--- Start of DATA FOR THE TASK ---

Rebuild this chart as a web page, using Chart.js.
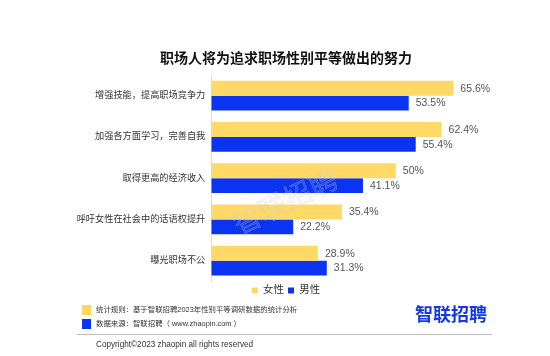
<!DOCTYPE html>
<html>
<head>
<meta charset="utf-8">
<script src="https://cdn.jsdelivr.net/npm/chart.js@4.4.0/dist/chart.umd.min.js"></script>
<style>
  html, body { margin: 0; padding: 0; background: #fff; }
  #wrap { position: relative; width: 550px; height: 356px; overflow: hidden; }
  #wrap canvas { position: absolute; left: 0; top: 0; }
  .ft { position: absolute; white-space: nowrap; color: #333; font-family: 'Liberation Sans', 'Noto Sans CJK SC', sans-serif; }
  .sq { position: absolute; width: 9px; height: 10px; }
</style>
</head>
<body>
<div id="wrap">
  <canvas id="c" width="550" height="356"></canvas>
  <div class="sq" style="left:82px;top:305px;background:#FFD75E;"></div>
  <div class="sq" style="left:82px;top:319px;background:#0A34F2;"></div>
  <div class="ft" style="left:96px;top:305px;font-size:7.4px;line-height:10px;">统计规则：基于智联招聘2023年性别平等调研数据的统计分析</div>
  <div class="ft" style="left:96px;top:319px;font-size:7.4px;line-height:10px;">数据来源：智联招聘（ www.zhaopin.com ）</div>
  <div class="ft" style="left:415px;top:302px;font-size:18px;line-height:22px;font-weight:bold;color:#1537E6;font-family:'Noto Sans CJK SC',sans-serif;">智联招聘</div>
  <div style="position:absolute;left:77px;top:334px;width:415px;height:1px;background:#bdbdbd;"></div>
  <div class="ft" style="left:96px;top:340px;font-size:8.2px;line-height:10px;">Copyright©2023 zhaopin all rights reserved</div>
</div>
<script>
const categories = ['增强技能，提高职场竞争力', '加强各方面学习，完善自我', '取得更高的经济收入', '呼吁女性在社会中的话语权提升', '曝光职场不公'];
const seriesNames = ['女性', '男性'];
const femaleValues = [65.6, 62.4, 50, 35.4, 28.9];
const maleValues = [53.5, 55.4, 41.1, 22.2, 31.3];
const titleText = '职场人将为追求职场性别平等做出的努力';
const watermarkText = '智联招聘';

const YELLOW = '#FFD966';
const BLUE = '#0A34F2';
const FONT = "'Liberation Sans', 'Noto Sans CJK SC', sans-serif";

const valueLabels = {
  id: 'valueLabels',
  afterDatasetsDraw(chart) {
    const ctx = chart.ctx;
    ctx.save();
    ctx.font = '10.5px ' + FONT;
    ctx.fillStyle = '#555';
    ctx.textAlign = 'left';
    ctx.textBaseline = 'middle';
    chart.data.datasets.forEach((ds, di) => {
      const meta = chart.getDatasetMeta(di);
      meta.data.forEach((bar, i) => {
        ctx.fillText(ds.data[i] + '%', bar.x + 7, bar.y + 0.5);
      });
    });
    ctx.restore();
  }
};

const watermark = {
  id: 'watermark',
  afterDatasetsDraw(chart) {
    const ctx = chart.ctx;
    ctx.save();
    ctx.translate(285, 201);
    ctx.rotate(-26 * Math.PI / 180);
    ctx.font = "28px 'Noto Sans CJK SC', sans-serif";
    ctx.textAlign = 'center';
    ctx.textBaseline = 'middle';
    ctx.fillStyle = 'rgba(215,215,215,0.18)';
    ctx.strokeStyle = 'rgba(200,200,200,0.25)';
    ctx.lineWidth = 0.8;
    ctx.fillText(watermarkText, 0, 0);
    ctx.strokeText(watermarkText, 0, 0);
    ctx.restore();
  }
};

new Chart(document.getElementById('c'), {
  type: 'bar',
  data: {
    labels: categories,
    datasets: [
      { label: seriesNames[0], data: femaleValues, backgroundColor: YELLOW, borderWidth: 0, categoryPercentage: 0.72, barPercentage: 1.0 },
      { label: seriesNames[1], data: maleValues, backgroundColor: BLUE, borderWidth: 0, categoryPercentage: 0.72, barPercentage: 1.0 }
    ]
  },
  options: {
    indexAxis: 'y',
    responsive: false,
    animation: false,
    layout: { padding: { left: 65.5, right: 43.5, top: 0, bottom: 50.2 } },
    scales: {
      x: { display: false, min: 0, max: 80 },
      y: {
        grid: { display: false, drawTicks: false },
        border: { display: true, color: '#dcdcdc', width: 1 },
        ticks: { padding: 6, color: '#333', font: { size: 9.2, family: FONT } },
        afterFit(scale) { scale.width = 145.8; }
      }
    },
    plugins: {
      title: {
        display: true,
        text: titleText,
        color: '#111',
        font: { size: 14, weight: 'bold', family: "'Noto Sans CJK SC', sans-serif", lineHeight: 1.2 },
        padding: { top: 49.6, bottom: 8.6 }
      },
      legend: {
        display: true,
        position: 'bottom',
        labels: {
          boxWidth: 6,
          boxHeight: 6,
          padding: 4,
          color: '#333',
          font: { size: 10.5, family: FONT }
        }
      },
      tooltip: { enabled: false }
    }
  },
  plugins: [valueLabels, watermark]
});
</script>
</body>
</html>
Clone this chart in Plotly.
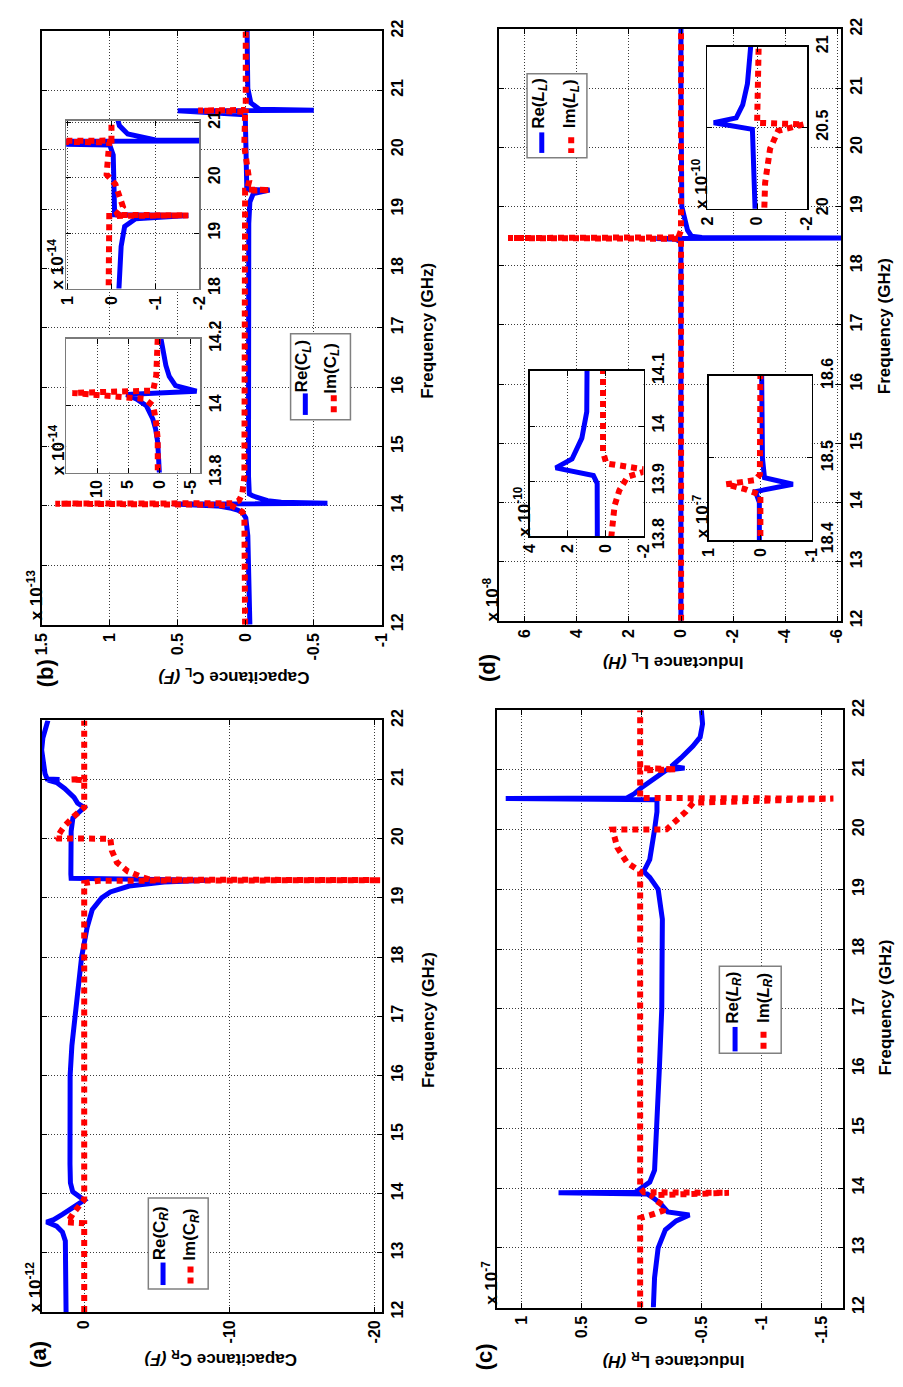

--- End of DATA FOR THE TASK ---

# INSTRUCTIONS TO FOLLOW
Take the records above and transcribe them exactly, dropping every picture.

# REPLY
Rebuild this chart as a web page, using Chart.js.
<!DOCTYPE html>
<html>
<head>
<meta charset="utf-8">
<script src="https://cdn.jsdelivr.net/npm/chart.js@4.4.0/dist/chart.umd.min.js"></script>
<style>
  html, body { margin: 0; padding: 0; background: #fff; }
  #wrap { position: relative; width: 550px; height: 356px; overflow: hidden; }
  #wrap canvas { position: absolute; left: 0; top: 0; }
  .ft { position: absolute; white-space: nowrap; color: #333; font-family: 'Liberation Sans', 'Noto Sans CJK SC', sans-serif; }
  .sq { position: absolute; width: 9px; height: 10px; }
</style>
</head>
<body>
<div id="wrap">
  <canvas id="c" width="550" height="356"></canvas>
  <div class="sq" style="left:82px;top:305px;background:#FFD75E;"></div>
  <div class="sq" style="left:82px;top:319px;background:#0A34F2;"></div>
  <div class="ft" style="left:96px;top:305px;font-size:7.4px;line-height:10px;">统计规则：基于智联招聘2023年性别平等调研数据的统计分析</div>
  <div class="ft" style="left:96px;top:319px;font-size:7.4px;line-height:10px;">数据来源：智联招聘（ www.zhaopin.com ）</div>
  <div class="ft" style="left:415px;top:302px;font-size:18px;line-height:22px;font-weight:bold;color:#1537E6;font-family:'Noto Sans CJK SC',sans-serif;">智联招聘</div>
  <div style="position:absolute;left:77px;top:334px;width:415px;height:1px;background:#bdbdbd;"></div>
  <div class="ft" style="left:96px;top:340px;font-size:8.2px;line-height:10px;">Copyright©2023 zhaopin all rights reserved</div>
</div>
<script>
const categories = ['增强技能，提高职场竞争力', '加强各方面学习，完善自我', '取得更高的经济收入', '呼吁女性在社会中的话语权提升', '曝光职场不公'];
const seriesNames = ['女性', '男性'];
const femaleValues = [65.6, 62.4, 50, 35.4, 28.9];
const maleValues = [53.5, 55.4, 41.1, 22.2, 31.3];
const titleText = '职场人将为追求职场性别平等做出的努力';
const watermarkText = '智联招聘';

const YELLOW = '#FFD966';
const BLUE = '#0A34F2';
const FONT = "'Liberation Sans', 'Noto Sans CJK SC', sans-serif";

const valueLabels = {
  id: 'valueLabels',
  afterDatasetsDraw(chart) {
    const ctx = chart.ctx;
    ctx.save();
    ctx.font = '10.5px ' + FONT;
    ctx.fillStyle = '#555';
    ctx.textAlign = 'left';
    ctx.textBaseline = 'middle';
    chart.data.datasets.forEach((ds, di) => {
      const meta = chart.getDatasetMeta(di);
      meta.data.forEach((bar, i) => {
        ctx.fillText(ds.data[i] + '%', bar.x + 7, bar.y + 0.5);
      });
    });
    ctx.restore();
  }
};

const watermark = {
  id: 'watermark',
  afterDatasetsDraw(chart) {
    const ctx = chart.ctx;
    ctx.save();
    ctx.translate(285, 201);
    ctx.rotate(-26 * Math.PI / 180);
    ctx.font = "28px 'Noto Sans CJK SC', sans-serif";
    ctx.textAlign = 'center';
    ctx.textBaseline = 'middle';
    ctx.fillStyle = 'rgba(215,215,215,0.18)';
    ctx.strokeStyle = 'rgba(200,200,200,0.25)';
    ctx.lineWidth = 0.8;
    ctx.fillText(watermarkText, 0, 0);
    ctx.strokeText(watermarkText, 0, 0);
    ctx.restore();
  }
};

new Chart(document.getElementById('c'), {
  type: 'bar',
  data: {
    labels: categories,
    datasets: [
      { label: seriesNames[0], data: femaleValues, backgroundColor: YELLOW, borderWidth: 0, categoryPercentage: 0.72, barPercentage: 1.0 },
      { label: seriesNames[1], data: maleValues, backgroundColor: BLUE, borderWidth: 0, categoryPercentage: 0.72, barPercentage: 1.0 }
    ]
  },
  options: {
    indexAxis: 'y',
    responsive: false,
    animation: false,
    layout: { padding: { left: 65.5, right: 43.5, top: 0, bottom: 50.2 } },
    scales: {
      x: { display: false, min: 0, max: 80 },
      y: {
        grid: { display: false, drawTicks: false },
        border: { display: true, color: '#dcdcdc', width: 1 },
        ticks: { padding: 6, color: '#333', font: { size: 9.2, family: FONT } },
        afterFit(scale) { scale.width = 145.8; }
      }
    },
    plugins: {
      title: {
        display: true,
        text: titleText,
        color: '#111',
        font: { size: 14, weight: 'bold', family: "'Noto Sans CJK SC', sans-serif", lineHeight: 1.2 },
        padding: { top: 49.6, bottom: 8.6 }
      },
      legend: {
        display: true,
        position: 'bottom',
        labels: {
          boxWidth: 6,
          boxHeight: 6,
          padding: 4,
          color: '#333',
          font: { size: 10.5, family: FONT }
        }
      },
      tooltip: { enabled: false }
    }
  },
  plugins: [valueLabels, watermark]
});
</script>
</body>
</html>
Clone this chart in Plotly.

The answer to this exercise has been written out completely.